Title: Chasing Butterflies
Fandom: Kuroshitsuji | Black Butler
Pairing: Sebastian/Ciel
Categories: Dark, angst
Length: Medium (12,063 words)
Warnings: Angst, bondage, spanking,
Author Website:
haldolhs Summary: Ciel is held hostage by personal demons. Sebastian vows to do whatever it takes to recover his lost master.
Review: Ciel, now twenty, is determined to take out a serial killer on his own, having ordered Sebastian off to France on a wild goose chase. This works out about as well as you'd expect.
Where to even start with this story? I found it during an idle sweep of AO3 one lazy morning while only grudgingly awake and not quite ready to get out of bed yet. I clicked on "Chasing Butterflies," read the first two paragraphs, and immediately got out of bed to make coffee because I could tell I'd stumbled across something good and I wanted to be awake for it. And, yes, it was worth getting out of bed for!
As the tight third-person limited narrative dances around the story's central question of why Ciel sent Sebastian away, it reveals new questions, and new facets of their relationship.

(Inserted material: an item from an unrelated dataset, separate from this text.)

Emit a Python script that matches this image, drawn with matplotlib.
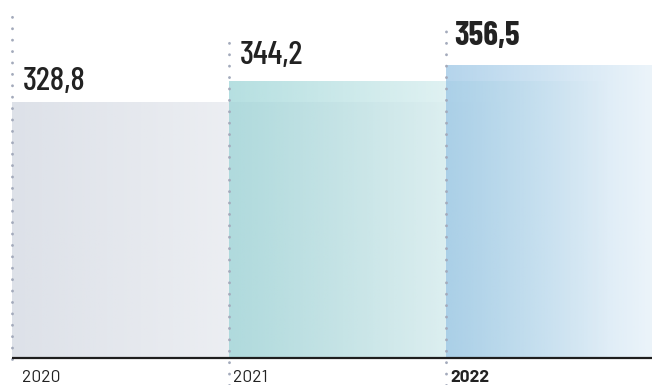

Haldolhs lays out a tantalizing path of crumbs that hint at Ciel's life from thirteen to twenty without ever losing the present conflict in drawn-out backstory. The end result is that Ciel is recognizably himself, but more so, his forceful personality and reckless streak rooted in an adult's sense of self. If Ciel manages to survive to twenty in the manga, he will probably end up something like this. Sebastian, too, is beautifully characterized in this, though I feel I can't say too much about his role without giving away the plot. His dialogue is spot-on, though, as are the power dynamics between them. I also appreciated that this is one of the few Kuroshitsuji stories I've read that lets Ciel top. "Chasing Butterflies" is one of those stories that reads like a jigsaw puzzle, every new bit of information sliding another piece into place until we're finally able to see the whole of Ciel's relationship with Sebastian. The final picture it forms is breathtaking -- dark-edged, surprisingly romantic, and layered with symbolism. This is absolutely a must-read.